There are two Buffy scenes I like the best. (1) One of the season finales in which she dispatches Adam the robot. Borrowing an effect from The Matrix, she stops a bullet in her hand and it turns into a dove. (2) In another season finale, she sacrifices herself in lieu of her sister Michelle Trachtenberg by diving off a platform, looking radiantly confident (a variation of look 1), her long blonde hair fluttering behind her.
I then decided to watch four of the movies she’s been in. These are: (1) The Grudge; (2) Suburban Girl; (3) The Air I Breathe; and (4) The Return.
The Grudge is unwatchable. Its plot is a lot of Japanese kabuki figures popping up from various nooks and crannies in an ostensibly haunted house. This is meant to be scary but instead the whole affair is cartoonish. This becomes particularly evident if one turns off the sound and views it at 2x speed, which always is a good litmus test. Although Grudge features plenty of look 6, the pleasure this affords is outweighed by the stupid plot, hackneyed characters, poor direction and flat monochromatic look.

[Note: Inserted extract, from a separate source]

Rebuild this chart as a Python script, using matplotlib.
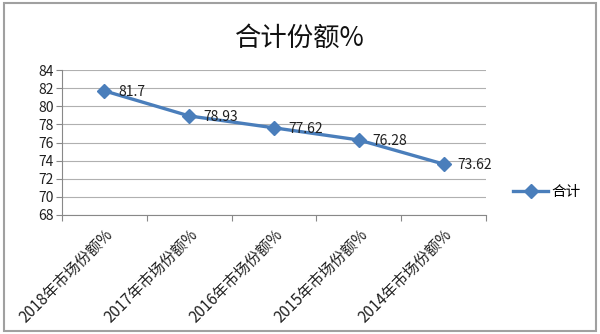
import matplotlib
matplotlib.use("Agg")
import matplotlib.pyplot as plt
from matplotlib.patches import Rectangle

plt.rcParams['font.family'] = ['Noto Sans CJK SC', 'DejaVu Sans']

categories = ["2018年市场份额%", "2017年市场份额%", "2016年市场份额%", "2015年市场份额%", "2014年市场份额%"]
values = [81.7, 78.93, 77.62, 76.28, 73.62]
value_labels = ["81.7", "78.93", "77.62", "76.28", "73.62"]
series_name = "合计"
title = "合计份额%"
yticks = [68, 70, 72, 74, 76, 78, 80, 82, 84]

line_color = "#4A7EBB"
grid_color = "#B0B0B0"

fig = plt.figure(figsize=(6.0, 3.34), dpi=100)
fig.patch.set_facecolor("white")
fig.add_artist(Rectangle((4/600, 3/334), 592/600, 328/334, transform=fig.transFigure,
                         fill=False, edgecolor="#A0A0A0", linewidth=1.5))

ax = fig.add_axes([62/600, 1 - 215/334, 424/600, 145/334])
x = list(range(len(categories)))
ax.plot(x, values, color=line_color, linewidth=2.4, marker="D", markersize=7,
        markerfacecolor=line_color, markeredgecolor=line_color, label=series_name)
for xi, v, lab in zip(x, values, value_labels):
    ax.annotate(lab, (xi, v), xytext=(10, -1), textcoords="offset points",
                ha="left", va="center", fontsize=10, color="#202020")

ax.set_xlim(-0.5, len(categories) - 0.5)
ax.set_ylim(68, 84)
ax.set_yticks(yticks)
ax.set_yticklabels([str(t) for t in yticks], fontsize=10, color="#202020")
ax.yaxis.grid(True, color=grid_color, linewidth=0.8)
ax.set_axisbelow(True)

ax.set_xticks([i - 0.5 for i in range(len(categories) + 1)])
ax.set_xticklabels([])
ax.set_xticks(x, minor=True)
ax.set_xticklabels(categories, minor=True, rotation=45, ha="right",
                   rotation_mode="anchor", fontsize=11, color="#202020")
ax.tick_params(axis="x", which="minor", length=0, pad=8)
ax.tick_params(axis="x", which="major", length=4, color="#888888", direction="out")
ax.tick_params(axis="y", length=4, color="#888888", direction="out", pad=2)

for s in ["top", "right"]:
    ax.spines[s].set_visible(False)
for s in ["left", "bottom"]:
    ax.spines[s].set_color("#888888")
    ax.spines[s].set_linewidth(0.8)

fig.text(0.5, 1 - 38/334, title, ha="center", va="center", fontsize=19, color="#101010")

fig.legend(loc="center left", bbox_to_anchor=(500/600, 1 - 192/334), frameon=False,
           fontsize=10.5, handlelength=2.4, handletextpad=0.2)

fig.savefig("out.png", dpi=100)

Suburban Girl is a romantic comedy with Alec Baldwin. I am familiar with this genre having made a movie called Dawg with Elizabeth Hurley and Denis Leary. It’s not clear to me why the movie is called Suburban Girl seeing as how Buffy (er, I mean, Ms. Geller) is a book editor living in downtown Manhattan. The movie is cute but totally formulaic but she is well-cast in the role and displays plenty of look 2 and look 4.
More challenging is The Air I Breathe, which is four stories linked together in the manner of Bunuel. This is a movie that requires itself to be taken seriously and that makes an aesthetic statement. Ms. Geller portrays a washed-up pop singer whose management contract is sold to a mobster (played by Andy Garcia). I made a movie with similar look and feel called The Man From Elysian Fields, so I’m well aware of what this movie was trying to accomplish and how it tries to get there. Elysian Fields in fact also starred Mr. Garcia. Ms. Geller is in look 2 and look 3 most of the time. There is a last-minute plot twist at the end where she succeeds to a satchel of cash originally stolen by the character in the first vignette, enabling her to start a new life. As she walks down an airport concourse we see a slight but welcome flash of look 1.
Her most challenging role by far is The Return. Here she is on a journey of self-discovery, reconstructing a car accident she was in when she was a young girl. She took on the spirit of another woman who died and started experiencing life as if she was her. Filmed predominantly in rural, out-back settings, the movie has a gritty feel to it. Ms. Gellar is required to stretch out of her more familiar postures and actually do some serious acting. She portrays an emotionally disturbed cutter, a role requiring some psychological nuance and finesse. By and large she achieves this objective and I would recommend this as the best movie in her oeuvre. With plenty of look 6, plus some look 1 in particularly intense scenes.